Malheureusement l'ensemble manque sincèrement de nerf, de vitalité. Le film ronronne un peu trop comme si toute l'équipe du film somnolait sous le soleil grec. Privé de ce punch, trop gentillet, La loi de la CIA perd pas mal de sa crédibilité, peu aidé par une romance qui va accaparer une partie du métrage, Guerrieri ayant préféré s'intéresser plus au coté romantique de l'intrigue qu'à l'aspect polar. Ce déséquilibre nuit au film qui n'est néanmoins pas totalement inintéressant, loin de là ne serait ce que pour son personnage principal, Lester, un agent à la retraite, mélancolique, désillusionné, fatigué, qui n'a pas les armes ni la force physique de se battre contre ses anciens collègues à travers lesquels il découvre toute la férocité insoupçonnée des services auxquels il a appartenu et servi, préférant vivre son idylle au calme. Lester pourrait se rapprocher du personnage incarné par Franco Nero, le détective privé désabusé et alcoolique de Le jour du cobra. Malheureusement Guerrieri n'a pas vraiment su appuyer le coté émotionnel. L'intention est là mais la réalisation ne suit pas.

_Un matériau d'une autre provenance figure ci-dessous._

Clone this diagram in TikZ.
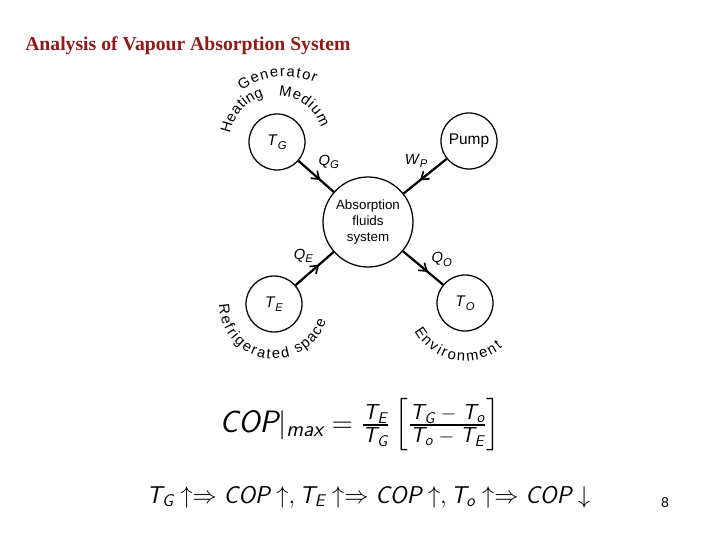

Surnagent également ça et là quelques bonnes séquences notamment celle de l'asile psychiatrique dans lequel Lester va subir de terribles électro-chocs et le plaisir de revoir toute une brochette de "gueules" du cinéma tant américain qu'italien malheureusement pas toujours au plus haut de leur forme, David Janssen en tête dans la peau de cet ex-agent mélancolique violent trop mollasson pour insuffler au film un brin d'énergie mais cependant crédible et somme toute sympathique. Ce sera son ultime apparition au grand écran puisque l'acteur, alcoolique, mourra deux ans plus tard d'une cirrhose, une bonne raison de visionner le film. Maurizio Merli fait une petite apparition à mille lieues de ses rôles habituels, peu crédible dans la peau d'un jeune espion américain idéaliste. Arthur Kennedy en chef mafieux grec fait simplement ce qu'on lui demande de faire, syndical et professionnel. Corinne Cléry, encore belle et fraiche, joue les faire-valoir et donne au film son zeste d'érotisme d'une exemplaire sagesse avant de mourir comme dans toute véritable love-story. Philippe Leroy incarne le commissaire poète à ses heures et plein d'humour, une note positive pour le film. Quant à Ivan Rassimov il endosse une fois de plus l'imperméable du méchant très méchant, un tueur implacable qui n'a aucune ligne de dialogue durant toute la pellicule mais dont on appréciera la mort filmée au ralenti, tué par un Janssen vindicatif et très en colère.
Nuage de douceur dans une production souvent brutale, il n'est pas sûr que La loi de la CIA plaise aux férus de polars musclés qui le trouveront très ennuyeux. Pour les moins exigeants, il reste une petite bande discrète, sympathique et divertissante à découvrir avec un certain plaisir. Film bâtard ultra convenu, il marque d'une part le début de la fin pour son auteur qui par la suite signera les très dispensables La gorilla et L'ultimo guerriero, d'autre part l'agonie d'un genre encore très prisé en Italie quelques toutes petites années en arrière.